Nel primo caso il gioiello che si affaccia sul lungomare Dante , che vanta ormai un secolo di vita dalla realizzazione dell’ingegner Edgardo Mosca, sarà messo in vendita il prossimo 11 di novembre, data fissata dal Tribunale di Sasssari, per un importo di 3 milioni e 497mila euro.

La villa, di proprietà della Prato Verde srl di Alghero, amministratore l’imprenditore Fagioli, finisce all’asta per un contenzioso bancario. Più complessa la situazione dell’hotel Capo Caccia, una delle perle del turismo algherese per decine di anni, 60/70 mila presenze con una occupazione di 120/130 persone per 7/8 mesi, senza considerare il consistente indotto, che per il fallimento della società dell’imprenditore Gianni Marocchi finisce all’asta nel novembre 2015 per un importo base di 18 milioni e 500mila euro. Una delle tante aste di vendita andate deserte come l’ultima, del giugno scorso, quando l’importo era sceso a 8 milioni e 640mila euro. La situazione strutturale dell’imponente struttura che si affaccia davanti al promontorio simbolo del golfo di Porto Conte è drammatica. La vegetazione si è impadronita di buona parte dell’immobile, precarietà interessano terrazzamenti, viabilità interna, la rete idrico e fognaria, un disastro.
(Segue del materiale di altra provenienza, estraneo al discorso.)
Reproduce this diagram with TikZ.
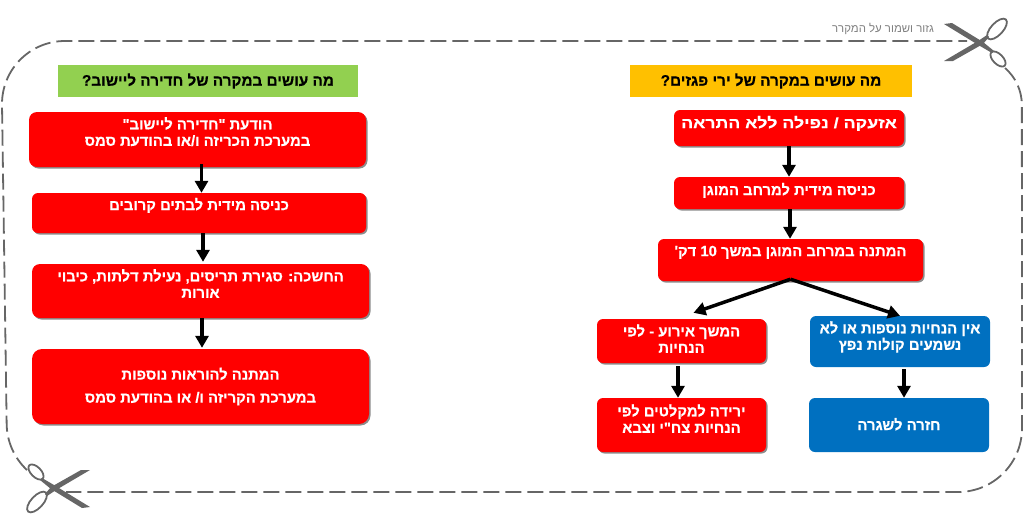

Da notizie non confermate in via ufficiale sembrerebbe che il grande albergo sia stato vittima di veri e propri saccheggi con l’asportazione di mobili, impianti, attrezzature, apparecchi tv, computer, tutto ciò che poteva avere un qualche valore di mercato. Ora dovrà essere fissata una nuova tornata di asta. È evidente che chi fosse interessato ad acquistare il complesso turistico, che per una sentenza della corte di Cassazione a sezioni riunite potrà svolgere esclusivamente attività di tipo ricettivo alberghiero, attende ulteriori ribassi, il 20 per cento in meno per ogni asta espletata.

Legittimo chiedersi per quale ragione quando l’intero impianto era ancora operativo, non sia stata trovata una soluzione per proseguirne la gestione, magari anche a costo zero, in attesa della conclusione del percorso giudiziario.La prosecuzione dell’attività avrebbe evitato la perdita della funzionalità e garantito le normali attività di manutenzione. Oltre a dare lavoro a oltre un centinaio di persone. Le due situazioni, per quanto di proprietà di privati, ma il bene ambientale è di tutti, danno una sensazione di decadenza del territorio.